> **SOURCE MATERIAL**:
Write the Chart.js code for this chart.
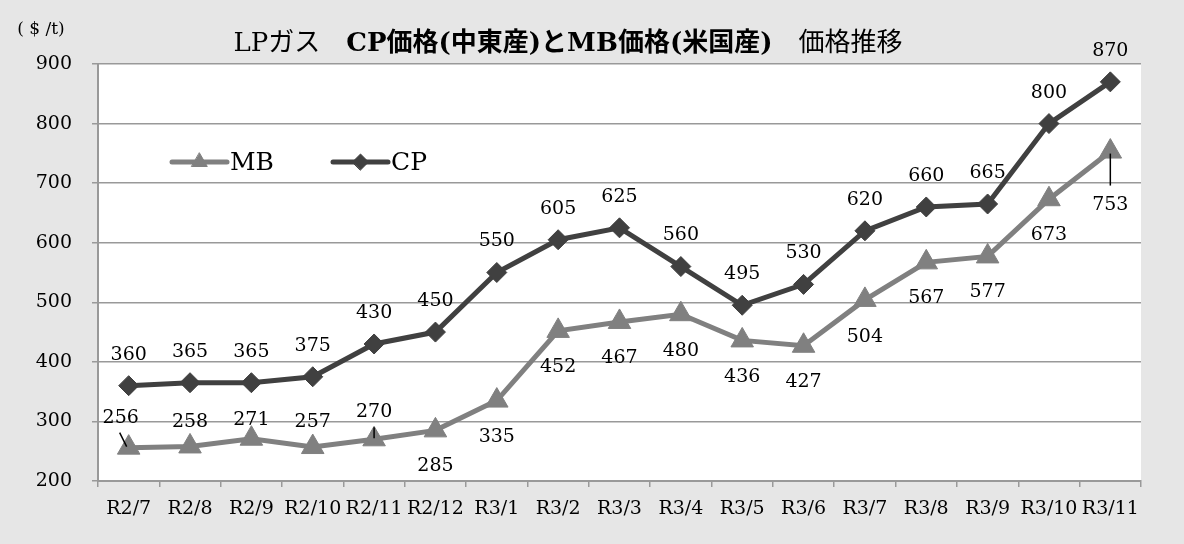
<!DOCTYPE html>
<html>
<head>
<meta charset="utf-8">
<script src="https://cdn.jsdelivr.net/npm/chart.js@4.4.0/dist/chart.umd.min.js"></script>
<style>
html, body { margin: 0; padding: 0; background: #e6e6e6; }
</style>
</head>
<body>
<canvas id="myChart" width="1184" height="544"></canvas>
<script>
// Données
const months = ['R2/7', 'R2/8', 'R2/9', 'R2/10', 'R2/11', 'R2/12', 'R3/1', 'R3/2', 'R3/3',
    'R3/4', 'R3/5', 'R3/6', 'R3/7', 'R3/8', 'R3/9', 'R3/10', 'R3/11'];
const mbPrices = [256, 258, 271, 257, 270, 285, 335, 452, 467, 480, 436, 427, 504, 567, 577, 673, 753];
const cpPrices = [360, 365, 365, 375, 430, 450, 550, 605, 625, 560, 495, 530, 620, 660, 665, 800, 870];
const yMin = 200;
const yMax = 900;
const yStep = 100;

const serif = "'DejaVu Serif', 'Noto Sans CJK JP', serif";
const mbColor = '#808080';
const cpColor = '#404040';

// position des étiquettes [dx, dy] par point
const mbLabelPos = [[-8, -30], [0, -24], [0, -19], [0, -25], [0, -27], [0, 36], [0, 36], [0, 36],
    [0, 36], [0, 37], [0, 37], [0, 36], [0, 37], [0, 36], [0, 36], [0, 36], [0, 53]];
const cpLabelDy = -31;
// traits de rappel [index, x1, y1, x2, y2] relatifs au point
const mbLeaders = [[0, -9, -15, -2, -1], [4, 0, -12, 0, -1], [16, 0, 2, 0, 34]];

// fond gris + zone blanche
const bgPlugin = {
    id: 'bg',
    beforeDraw(chart) {
        const ctx = chart.ctx;
        const a = chart.chartArea;
        ctx.save();
        ctx.fillStyle = '#e6e6e6';
        ctx.fillRect(0, 0, chart.width, chart.height);
        ctx.fillStyle = '#ffffff';
        ctx.fillRect(a.left, a.top, a.right - a.left, a.bottom - a.top);
        ctx.restore();
    }
};

// titre (gras partiel) + unité
const titlePlugin = {
    id: 'titre',
    afterDraw(chart) {
        const ctx = chart.ctx;
        ctx.save();
        ctx.fillStyle = '#000';
        ctx.textBaseline = 'middle';
        ctx.textAlign = 'center';
        ctx.font = '17px ' + serif;
        ctx.fillText('( $ /t)', 41, 30);

        const parts = [
            ['LPガス　', 'normal'],
            ['CP価格(中東産)とMB価格(米国産)', 'bold'],
            ['　価格推移', 'normal']
        ];
        const size = 26;
        let total = 0;
        parts.forEach(function (p) {
            ctx.font = p[1] + ' ' + size + 'px ' + serif;
            total += ctx.measureText(p[0]).width;
        });
        let x = 568 - total / 2;
        ctx.textAlign = 'left';
        parts.forEach(function (p) {
            ctx.font = p[1] + ' ' + size + 'px ' + serif;
            ctx.fillText(p[0], x, 44);
            x += ctx.measureText(p[0]).width;
        });
        ctx.restore();
    }
};

// légende dans le graphique
const legendPlugin = {
    id: 'legende',
    afterDraw(chart) {
        const ctx = chart.ctx;
        const items = [
            { x1: 172, x2: 227, color: mbColor, style: 'triangle', r: 9, text: 'MB' },
            { x1: 333, x2: 388, color: cpColor, style: 'rectRot', r: 8, text: 'CP' }
        ];
        ctx.save();
        items.forEach(function (it) {
            const y = 162;
            ctx.strokeStyle = it.color;
            ctx.lineWidth = 5;
            ctx.lineCap = 'round';
            ctx.beginPath();
            ctx.moveTo(it.x1, y);
            ctx.lineTo(it.x2, y);
            ctx.stroke();
            ctx.fillStyle = it.color;
            ctx.lineWidth = 1;
            Chart.helpers.drawPoint(ctx, { pointStyle: it.style, radius: it.r, rotation: 0, borderWidth: 1 },
                (it.x1 + it.x2) / 2, y);
            ctx.fillStyle = '#000';
            ctx.font = '25px ' + serif;
            ctx.textAlign = 'left';
            ctx.textBaseline = 'middle';
            ctx.fillText(it.text, it.x2 + 3, y + 1);
        });
        ctx.restore();
    }
};

// étiquettes des valeurs
const labelPlugin = {
    id: 'etiquettes',
    afterDatasetsDraw(chart) {
        const ctx = chart.ctx;
        ctx.save();
        ctx.fillStyle = '#000';
        ctx.font = '19px ' + serif;
        ctx.textAlign = 'center';
        ctx.textBaseline = 'middle';

        const mbMeta = chart.getDatasetMeta(0);
        mbMeta.data.forEach(function (pt, i) {
            const pos = mbLabelPos[i];
            ctx.fillText(String(mbPrices[i]), pt.x + pos[0], pt.y + pos[1]);
        });
        const cpMeta = chart.getDatasetMeta(1);
        cpMeta.data.forEach(function (pt, i) {
            ctx.fillText(String(cpPrices[i]), pt.x, pt.y + cpLabelDy);
        });

        ctx.strokeStyle = '#000';
        ctx.lineWidth = 1.5;
        mbLeaders.forEach(function (l) {
            const pt = mbMeta.data[l[0]];
            ctx.beginPath();
            ctx.moveTo(pt.x + l[1], pt.y + l[2]);
            ctx.lineTo(pt.x + l[3], pt.y + l[4]);
            ctx.stroke();
        });
        ctx.restore();
    }
};

// Graphique
const ctx = document.getElementById('myChart').getContext('2d');
const myChart = new Chart(ctx, {
    type: 'line',
    data: {
        labels: months,
        datasets: [
            {
                label: 'MB',
                data: mbPrices,
                borderColor: mbColor,
                backgroundColor: mbColor,
                borderWidth: 5,
                pointStyle: 'triangle',
                pointRadius: 13,
                pointBorderWidth: 1,
                tension: 0
            },
            {
                label: 'CP',
                data: cpPrices,
                borderColor: cpColor,
                backgroundColor: cpColor,
                borderWidth: 5,
                pointStyle: 'rectRot',
                pointRadius: 10,
                pointBorderWidth: 1,
                tension: 0
            }
        ]
    },
    options: {
        responsive: false,
        animation: false,
        layout: {
            padding: { left: 0, right: 43, top: 64, bottom: 0 }
        },
        plugins: {
            legend: { display: false },
            title: { display: false },
            tooltip: { enabled: false }
        },
        scales: {
            x: {
                offset: true,
                grid: {
                    display: true,
                    offset: true,
                    drawOnChartArea: false,
                    drawTicks: true,
                    tickLength: 6,
                    color: '#999999',
                    lineWidth: 1.5
                },
                border: { color: '#999999', width: 2 },
                ticks: {
                    color: '#000',
                    font: { family: serif, size: 19 },
                    padding: 11,
                    maxRotation: 0,
                    autoSkip: false
                },
                afterFit(scale) {
                    scale.height = 63;
                }
            },
            y: {
                min: yMin,
                max: yMax,
                ticks: {
                    stepSize: yStep,
                    color: '#000',
                    font: { family: serif, size: 19 },
                    padding: 20
                },
                grid: {
                    color: '#999999',
                    lineWidth: 1.5,
                    tickLength: 6
                },
                border: { color: '#999999', width: 2 },
                afterFit(scale) {
                    scale.width = 98;
                }
            }
        }
    },
    plugins: [bgPlugin, labelPlugin, legendPlugin, titlePlugin]
});
</script>
</body>
</html>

> **DIRECTIVE**:
Every line of the data should be copied as it stands, without the images.

> **ANSWER TO THE PROBLEM**:
Write the Chart.js code for this chart.
<!DOCTYPE html>
<html>
<head>
<meta charset="utf-8">
<script src="https://cdn.jsdelivr.net/npm/chart.js@4.4.0/dist/chart.umd.min.js"></script>
<style>
html, body { margin: 0; padding: 0; background: #e6e6e6; }
</style>
</head>
<body>
<canvas id="myChart" width="1184" height="544"></canvas>
<script>
// Données
const months = ['R2/7', 'R2/8', 'R2/9', 'R2/10', 'R2/11', 'R2/12', 'R3/1', 'R3/2', 'R3/3',
    'R3/4', 'R3/5', 'R3/6', 'R3/7', 'R3/8', 'R3/9', 'R3/10', 'R3/11'];
const mbPrices = [256, 258, 271, 257, 270, 285, 335, 452, 467, 480, 436, 427, 504, 567, 577, 673, 753];
const cpPrices = [360, 365, 365, 375, 430, 450, 550, 605, 625, 560, 495, 530, 620, 660, 665, 800, 870];
const yMin = 200;
const yMax = 900;
const yStep = 100;

const serif = "'DejaVu Serif', 'Noto Sans CJK JP', serif";
const mbColor = '#808080';
const cpColor = '#404040';

// position des étiquettes [dx, dy] par point
const mbLabelPos = [[-8, -30], [0, -24], [0, -19], [0, -25], [0, -27], [0, 36], [0, 36], [0, 36],
    [0, 36], [0, 37], [0, 37], [0, 36], [0, 37], [0, 36], [0, 36], [0, 36], [0, 53]];
const cpLabelDy = -31;
// traits de rappel [index, x1, y1, x2, y2] relatifs au point
const mbLeaders = [[0, -9, -15, -2, -1], [4, 0, -12, 0, -1], [16, 0, 2, 0, 34]];

// fond gris + zone blanche
const bgPlugin = {
    id: 'bg',
    beforeDraw(chart) {
        const ctx = chart.ctx;
        const a = chart.chartArea;
        ctx.save();
        ctx.fillStyle = '#e6e6e6';
        ctx.fillRect(0, 0, chart.width, chart.height);
        ctx.fillStyle = '#ffffff';
        ctx.fillRect(a.left, a.top, a.right - a.left, a.bottom - a.top);
        ctx.restore();
    }
};

// titre (gras partiel) + unité
const titlePlugin = {
    id: 'titre',
    afterDraw(chart) {
        const ctx = chart.ctx;
        ctx.save();
        ctx.fillStyle = '#000';
        ctx.textBaseline = 'middle';
        ctx.textAlign = 'center';
        ctx.font = '17px ' + serif;
        ctx.fillText('( $ /t)', 41, 30);

        const parts = [
            ['LPガス　', 'normal'],
            ['CP価格(中東産)とMB価格(米国産)', 'bold'],
            ['　価格推移', 'normal']
        ];
        const size = 26;
        let total = 0;
        parts.forEach(function (p) {
            ctx.font = p[1] + ' ' + size + 'px ' + serif;
            total += ctx.measureText(p[0]).width;
        });
        let x = 568 - total / 2;
        ctx.textAlign = 'left';
        parts.forEach(function (p) {
            ctx.font = p[1] + ' ' + size + 'px ' + serif;
            ctx.fillText(p[0], x, 44);
            x += ctx.measureText(p[0]).width;
        });
        ctx.restore();
    }
};

// légende dans le graphique
const legendPlugin = {
    id: 'legende',
    afterDraw(chart) {
        const ctx = chart.ctx;
        const items = [
            { x1: 172, x2: 227, color: mbColor, style: 'triangle', r: 9, text: 'MB' },
            { x1: 333, x2: 388, color: cpColor, style: 'rectRot', r: 8, text: 'CP' }
        ];
        ctx.save();
        items.forEach(function (it) {
            const y = 162;
            ctx.strokeStyle = it.color;
            ctx.lineWidth = 5;
            ctx.lineCap = 'round';
            ctx.beginPath();
            ctx.moveTo(it.x1, y);
            ctx.lineTo(it.x2, y);
            ctx.stroke();
            ctx.fillStyle = it.color;
            ctx.lineWidth = 1;
            Chart.helpers.drawPoint(ctx, { pointStyle: it.style, radius: it.r, rotation: 0, borderWidth: 1 },
                (it.x1 + it.x2) / 2, y);
            ctx.fillStyle = '#000';
            ctx.font = '25px ' + serif;
            ctx.textAlign = 'left';
            ctx.textBaseline = 'middle';
            ctx.fillText(it.text, it.x2 + 3, y + 1);
        });
        ctx.restore();
    }
};

// étiquettes des valeurs
const labelPlugin = {
    id: 'etiquettes',
    afterDatasetsDraw(chart) {
        const ctx = chart.ctx;
        ctx.save();
        ctx.fillStyle = '#000';
        ctx.font = '19px ' + serif;
        ctx.textAlign = 'center';
        ctx.textBaseline = 'middle';

        const mbMeta = chart.getDatasetMeta(0);
        mbMeta.data.forEach(function (pt, i) {
            const pos = mbLabelPos[i];
            ctx.fillText(String(mbPrices[i]), pt.x + pos[0], pt.y + pos[1]);
        });
        const cpMeta = chart.getDatasetMeta(1);
        cpMeta.data.forEach(function (pt, i) {
            ctx.fillText(String(cpPrices[i]), pt.x, pt.y + cpLabelDy);
        });

        ctx.strokeStyle = '#000';
        ctx.lineWidth = 1.5;
        mbLeaders.forEach(function (l) {
            const pt = mbMeta.data[l[0]];
            ctx.beginPath();
            ctx.moveTo(pt.x + l[1], pt.y + l[2]);
            ctx.lineTo(pt.x + l[3], pt.y + l[4]);
            ctx.stroke();
        });
        ctx.restore();
    }
};

// Graphique
const ctx = document.getElementById('myChart').getContext('2d');
const myChart = new Chart(ctx, {
    type: 'line',
    data: {
        labels: months,
        datasets: [
            {
                label: 'MB',
                data: mbPrices,
                borderColor: mbColor,
                backgroundColor: mbColor,
                borderWidth: 5,
                pointStyle: 'triangle',
                pointRadius: 13,
                pointBorderWidth: 1,
                tension: 0
            },
            {
                label: 'CP',
                data: cpPrices,
                borderColor: cpColor,
                backgroundColor: cpColor,
                borderWidth: 5,
                pointStyle: 'rectRot',
                pointRadius: 10,
                pointBorderWidth: 1,
                tension: 0
            }
        ]
    },
    options: {
        responsive: false,
        animation: false,
        layout: {
            padding: { left: 0, right: 43, top: 64, bottom: 0 }
        },
        plugins: {
            legend: { display: false },
            title: { display: false },
            tooltip: { enabled: false }
        },
        scales: {
            x: {
                offset: true,
                grid: {
                    display: true,
                    offset: true,
                    drawOnChartArea: false,
                    drawTicks: true,
                    tickLength: 6,
                    color: '#999999',
                    lineWidth: 1.5
                },
                border: { color: '#999999', width: 2 },
                ticks: {
                    color: '#000',
                    font: { family: serif, size: 19 },
                    padding: 11,
                    maxRotation: 0,
                    autoSkip: false
                },
                afterFit(scale) {
                    scale.height = 63;
                }
            },
            y: {
                min: yMin,
                max: yMax,
                ticks: {
                    stepSize: yStep,
                    color: '#000',
                    font: { family: serif, size: 19 },
                    padding: 20
                },
                grid: {
                    color: '#999999',
                    lineWidth: 1.5,
                    tickLength: 6
                },
                border: { color: '#999999', width: 2 },
                afterFit(scale) {
                    scale.width = 98;
                }
            }
        }
    },
    plugins: [bgPlugin, labelPlugin, legendPlugin, titlePlugin]
});
</script>
</body>
</html>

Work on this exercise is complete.